§ PROBLEM DESCRIPTION
Pictures stay out. Extract the lines below from the first one through the line with "d3.scaleLinear().domain([0, 60]).range([plot.bottom, plot.top]);", both included.

§ SUPPLIED DATA
◆ ◆ ◆ ◆ ◆

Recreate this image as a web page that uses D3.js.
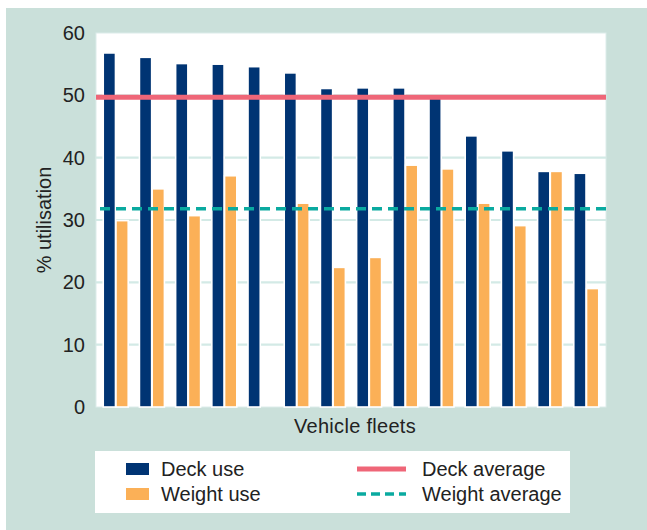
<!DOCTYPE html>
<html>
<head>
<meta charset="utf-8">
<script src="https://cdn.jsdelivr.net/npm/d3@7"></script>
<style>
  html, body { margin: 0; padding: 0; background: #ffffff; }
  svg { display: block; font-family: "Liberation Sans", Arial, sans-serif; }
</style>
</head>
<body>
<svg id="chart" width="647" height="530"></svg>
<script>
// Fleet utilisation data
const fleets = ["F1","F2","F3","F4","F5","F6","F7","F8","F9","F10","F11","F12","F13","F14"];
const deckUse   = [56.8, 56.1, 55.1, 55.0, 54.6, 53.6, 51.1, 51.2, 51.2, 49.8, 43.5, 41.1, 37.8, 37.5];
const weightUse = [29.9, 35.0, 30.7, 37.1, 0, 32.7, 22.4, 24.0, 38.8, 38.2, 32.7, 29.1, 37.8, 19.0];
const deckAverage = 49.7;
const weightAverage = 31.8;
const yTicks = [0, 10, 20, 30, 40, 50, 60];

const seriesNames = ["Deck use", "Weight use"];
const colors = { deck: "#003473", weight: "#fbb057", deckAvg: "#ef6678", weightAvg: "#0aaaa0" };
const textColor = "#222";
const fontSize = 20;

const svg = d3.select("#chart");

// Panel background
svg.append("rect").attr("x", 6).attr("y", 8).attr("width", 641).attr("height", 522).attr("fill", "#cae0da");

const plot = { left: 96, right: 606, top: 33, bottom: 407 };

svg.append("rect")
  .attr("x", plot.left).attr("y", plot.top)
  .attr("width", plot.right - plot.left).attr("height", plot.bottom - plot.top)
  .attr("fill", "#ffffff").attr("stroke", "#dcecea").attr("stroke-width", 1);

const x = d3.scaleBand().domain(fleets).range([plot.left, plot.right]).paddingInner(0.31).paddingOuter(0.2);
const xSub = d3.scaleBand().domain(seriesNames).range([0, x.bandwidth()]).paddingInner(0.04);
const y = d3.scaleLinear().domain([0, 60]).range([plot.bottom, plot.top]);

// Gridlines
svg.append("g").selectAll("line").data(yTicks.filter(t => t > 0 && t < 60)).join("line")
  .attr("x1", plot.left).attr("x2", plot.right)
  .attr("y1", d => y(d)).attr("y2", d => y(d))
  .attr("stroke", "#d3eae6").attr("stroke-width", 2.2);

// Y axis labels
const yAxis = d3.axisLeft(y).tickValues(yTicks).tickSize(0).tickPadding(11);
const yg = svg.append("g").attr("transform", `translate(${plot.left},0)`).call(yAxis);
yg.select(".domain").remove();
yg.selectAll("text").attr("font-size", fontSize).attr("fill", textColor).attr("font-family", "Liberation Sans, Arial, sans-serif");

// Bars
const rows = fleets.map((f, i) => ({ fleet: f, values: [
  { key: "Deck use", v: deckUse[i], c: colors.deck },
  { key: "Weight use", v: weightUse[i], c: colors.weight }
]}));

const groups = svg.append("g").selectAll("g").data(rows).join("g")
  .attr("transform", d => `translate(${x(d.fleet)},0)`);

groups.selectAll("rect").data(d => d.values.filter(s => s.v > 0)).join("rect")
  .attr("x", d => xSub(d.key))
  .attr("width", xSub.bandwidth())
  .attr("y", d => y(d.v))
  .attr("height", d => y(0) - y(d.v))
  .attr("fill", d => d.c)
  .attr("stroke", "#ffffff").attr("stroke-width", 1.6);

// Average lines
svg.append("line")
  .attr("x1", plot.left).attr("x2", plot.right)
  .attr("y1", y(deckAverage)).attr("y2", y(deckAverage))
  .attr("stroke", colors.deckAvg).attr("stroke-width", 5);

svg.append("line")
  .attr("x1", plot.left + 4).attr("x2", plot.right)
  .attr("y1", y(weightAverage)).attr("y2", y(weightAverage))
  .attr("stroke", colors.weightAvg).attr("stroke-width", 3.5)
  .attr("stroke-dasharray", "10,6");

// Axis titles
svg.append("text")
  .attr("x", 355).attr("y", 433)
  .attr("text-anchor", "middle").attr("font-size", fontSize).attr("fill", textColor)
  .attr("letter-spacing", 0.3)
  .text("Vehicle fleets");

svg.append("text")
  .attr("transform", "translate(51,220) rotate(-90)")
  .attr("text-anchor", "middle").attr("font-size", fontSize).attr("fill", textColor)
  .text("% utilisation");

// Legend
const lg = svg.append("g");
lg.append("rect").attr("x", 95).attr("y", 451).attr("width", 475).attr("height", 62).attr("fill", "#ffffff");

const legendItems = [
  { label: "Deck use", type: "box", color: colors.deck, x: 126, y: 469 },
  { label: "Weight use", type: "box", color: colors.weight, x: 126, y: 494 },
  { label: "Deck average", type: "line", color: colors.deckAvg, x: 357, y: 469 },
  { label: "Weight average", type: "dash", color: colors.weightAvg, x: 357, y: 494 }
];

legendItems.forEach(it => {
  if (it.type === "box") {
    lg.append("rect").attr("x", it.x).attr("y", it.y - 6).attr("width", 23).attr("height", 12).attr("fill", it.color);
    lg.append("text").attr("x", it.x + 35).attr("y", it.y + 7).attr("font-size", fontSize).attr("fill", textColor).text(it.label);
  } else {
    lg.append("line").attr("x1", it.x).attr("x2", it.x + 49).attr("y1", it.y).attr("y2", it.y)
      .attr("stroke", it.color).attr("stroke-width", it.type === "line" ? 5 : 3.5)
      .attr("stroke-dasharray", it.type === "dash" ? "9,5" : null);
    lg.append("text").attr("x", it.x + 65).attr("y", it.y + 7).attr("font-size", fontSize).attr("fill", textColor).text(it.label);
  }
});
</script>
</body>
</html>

◆ ◆ ◆ ◆ ◆

§ FULL RESPONSE
Recreate this image as a web page that uses D3.js.
<!DOCTYPE html>
<html>
<head>
<meta charset="utf-8">
<script src="https://cdn.jsdelivr.net/npm/d3@7"></script>
<style>
  html, body { margin: 0; padding: 0; background: #ffffff; }
  svg { display: block; font-family: "Liberation Sans", Arial, sans-serif; }
</style>
</head>
<body>
<svg id="chart" width="647" height="530"></svg>
<script>
// Fleet utilisation data
const fleets = ["F1","F2","F3","F4","F5","F6","F7","F8","F9","F10","F11","F12","F13","F14"];
const deckUse   = [56.8, 56.1, 55.1, 55.0, 54.6, 53.6, 51.1, 51.2, 51.2, 49.8, 43.5, 41.1, 37.8, 37.5];
const weightUse = [29.9, 35.0, 30.7, 37.1, 0, 32.7, 22.4, 24.0, 38.8, 38.2, 32.7, 29.1, 37.8, 19.0];
const deckAverage = 49.7;
const weightAverage = 31.8;
const yTicks = [0, 10, 20, 30, 40, 50, 60];

const seriesNames = ["Deck use", "Weight use"];
const colors = { deck: "#003473", weight: "#fbb057", deckAvg: "#ef6678", weightAvg: "#0aaaa0" };
const textColor = "#222";
const fontSize = 20;

const svg = d3.select("#chart");

// Panel background
svg.append("rect").attr("x", 6).attr("y", 8).attr("width", 641).attr("height", 522).attr("fill", "#cae0da");

const plot = { left: 96, right: 606, top: 33, bottom: 407 };

svg.append("rect")
  .attr("x", plot.left).attr("y", plot.top)
  .attr("width", plot.right - plot.left).attr("height", plot.bottom - plot.top)
  .attr("fill", "#ffffff").attr("stroke", "#dcecea").attr("stroke-width", 1);

const x = d3.scaleBand().domain(fleets).range([plot.left, plot.right]).paddingInner(0.31).paddingOuter(0.2);
const xSub = d3.scaleBand().domain(seriesNames).range([0, x.bandwidth()]).paddingInner(0.04);
const y = d3.scaleLinear().domain([0, 60]).range([plot.bottom, plot.top]);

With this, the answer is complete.